A much faster solution would be the same approach rsync takes with its "rolling checksum." To calculate the weak checksum of each block as you roll along the length of the file, you only have to do a calculation involving the bytes rolling out and in. http://samba.anu.edu.au/rsync/tech_report/node3.html
Then, for only the blocks that match this weak checksum, do memcmp or a strong digest check.
Absolutely. The right way to do it is to use the memmem library call.
A much faster solution would be the same approach rsync takes with its "rolling checksum."
That's one way to improve performance, yes. (But it far predates rsync -- I think it might even predate Tridge.)

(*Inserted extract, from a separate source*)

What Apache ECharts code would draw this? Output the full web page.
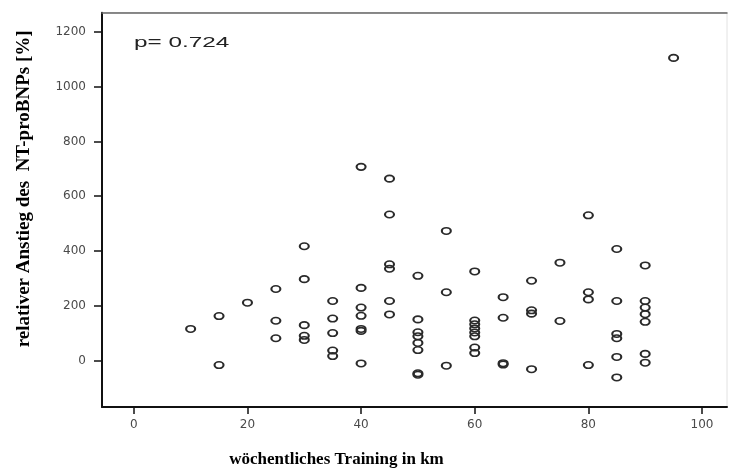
<!DOCTYPE html>
<html>
<head>
<meta charset="utf-8">
<script src="https://cdn.jsdelivr.net/npm/echarts@6/dist/echarts.min.js"></script>
<style>html,body{margin:0;padding:0;background:#fff;}#c{width:729px;height:473px;}</style>
</head>
<body>
<div id="c"></div>
<script>
// weekly training (km) for each runner
var trainingKm = [
  10,
  15, 15,
  20,
  25, 25, 25,
  30, 30, 30, 30, 30,
  35, 35, 35, 35, 35,
  40, 40, 40, 40, 40, 40, 40,
  45, 45, 45, 45, 45, 45,
  50, 50, 50, 50, 50, 50, 50, 50,
  55, 55, 55,
  60, 60, 60, 60, 60, 60, 60, 60,
  65, 65, 65, 65,
  70, 70, 70, 70,
  75, 75,
  80, 80, 80, 80,
  85, 85, 85, 85, 85, 85,
  90, 90, 90, 90, 90, 90, 90,
  95
];
// relative increase of NT-proBNP (%)
var bnpIncrease = [
  115,
  162, -17,
  211,
  261, 145, 81,
  417, 297, 129, 90, 75,
  217, 153, 100, 36, 16,
  707, 265, 193, 163, 115, 108, -11,
  664, 533, 351, 335, 217, 168,
  309, 150, 103, 88, 64, 38, -47, -52,
  473, 249, -19,
  325, 146, 132, 117, 102, 88, 47, 27,
  231, 156, -10, -15,
  291, 183, 171, -32,
  357, 144,
  530, 249, 223, -17,
  407, 217, 97, 81, 13, -62,
  347, 217, 193, 169, 141, 24, -8,
  1105
];
var xTicks = [0, 20, 40, 60, 80, 100];
var yTicks = [0, 200, 400, 600, 800, 1000, 1200];
var pText = 'p= 0.724';
var xTitle = 'wöchentliches Training in km';
var yTitle = 'relativer Anstieg des  NT-proBNPs [%]';

var points = trainingKm.map(function (k, i) { return [k, bnpIncrease[i]]; });

var chart = echarts.init(document.getElementById('c'), null, { renderer: 'canvas' });
var labelStyle = { color: '#4a4a4a', fontFamily: 'DejaVu Sans', fontSize: 12, formatter: function (v) { return String(v); } };
chart.setOption({
  animation: false,
  backgroundColor: '#fff',
  grid: { left: 102, right: 2, top: 12.7, bottom: 60, show: true, borderColor: '#e2e2e2', borderWidth: 1, backgroundColor: 'transparent' },
  xAxis: [{
    type: 'value', min: -5.6, max: 104.4, position: 'bottom',
    splitLine: { show: false },
    axisLine: { onZero: false, lineStyle: { color: '#111', width: 2 } },
    axisTick: { show: true, length: 7, lineStyle: { color: '#111', width: 1.5 }, customValues: xTicks },
    axisLabel: Object.assign({ margin: 12, customValues: xTicks }, labelStyle),
    name: xTitle, nameLocation: 'middle', nameGap: 44,
    nameTextStyle: { fontFamily: 'Liberation Serif', fontWeight: 'bold', fontSize: 17, color: '#000', padding: [0, 156, 0, 0] }
  }, {
    type: 'value', min: -5.6, max: 104.4, position: 'top',
    splitLine: { show: false }, axisTick: { show: false }, axisLabel: { show: false },
    axisLine: { onZero: false, lineStyle: { color: '#666', width: 1.5 } }
  }],
  yAxis: {
    type: 'value', min: -170, max: 1270,
    splitLine: { show: false },
    axisLine: { onZero: false, lineStyle: { color: '#111', width: 2 } },
    axisTick: { show: true, length: 8, lineStyle: { color: '#111', width: 1.5 }, customValues: yTicks },
    axisLabel: Object.assign({ margin: 16, customValues: yTicks }, labelStyle),
    name: yTitle, nameLocation: 'middle', nameGap: 68,
    nameTextStyle: { fontFamily: 'Liberation Serif', fontWeight: 'bold', fontSize: 19, color: '#000', padding: [0, 0, 0, 42] }
  },
  graphic: [{
    type: 'text', x: 134, y: 43, scaleX: 1.62,
    style: { text: pText, fontFamily: 'Liberation Sans', fontSize: 15, fill: '#222', verticalAlign: 'middle' }
  }],
  series: [{
    type: 'scatter',
    xAxisIndex: 0,
    data: points,
    symbol: 'circle',
    symbolSize: [9, 6.5],
    itemStyle: { color: 'rgba(0,0,0,0)', borderColor: '#2a2a2a', borderWidth: 1.8, opacity: 1 },
    emphasis: { disabled: true }
  }]
});
</script>
</body>
</html>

In many cases, a "look and skip" algorithm like KMP or BM will outperform a rolling checksum search; but of course if you've got 328MB of data on disk, nothing will make the search faster than the time it takes to read the data into RAM.
I know this function is attributed to Bernstein and it's called Bernstein hash . You're describing the Rabin-Karp string matching algorithm .
EDIT: A quick test shows adding comparison of the first byte reducing execution time here from 2.6 seconds to 0.6 seconds.
(this is in reply to tptacek, I can't reply to his post?)
Let us consider five test cases:
memcmp0 - Calling memcmp() at each byte in the file looking ofr a match, as the original article.
memcmp1 - As above, but optimize by checking the first character and only calling if it matches.
memmem0 - A single call to the glibc memmem() function. Not portable.
kmp0 - The Knuth-Morris-Pratt algorithm as implemented at "Exact String Matching Algorithms", http://www-igm.univ-mlv.fr/~lecroq/string/index.html
bm0 - The Boyer Moore algorithm, also from above
Looking for a 1k needle which lies at the end of a 100MB haystack of random bytes, with the data in file system buffers on a 1.6GHz Atom processor running Linux 2.6.29:
memcmp0 2400 ==================================
memcmp1 530 ========
memmem0 460 =======
kmp0 970 ==============
bm0 70 =
If we assume the data is out on a hard drive, then we get these numbers (same machine, a WD Green Power HD which is an evil thing to benchmark with because it has variable spindle and seek speeds, but suffice it to say it is not terribly fast). All OS caches flushed before each test.
memcmp0 3500 ===================================
memcmp1 1300 =============
memmem0 1200 ============
kmp0 1700 =================
bm0 1100 ===========
Testing on a beefier machine, with a Core 2 Duo 2.8GHz, OS X gives this:
memcmp0 1100 =========================
memcmp1 180 ====
memmem0 not portable
kmp0 360 ========
bm0 88 ==
Update: well crap. this fell of the front page before I finished testing. No one will see these results, but I enjoyed the tests anyway. It is useful to update my rules of thumb and preconceived notions.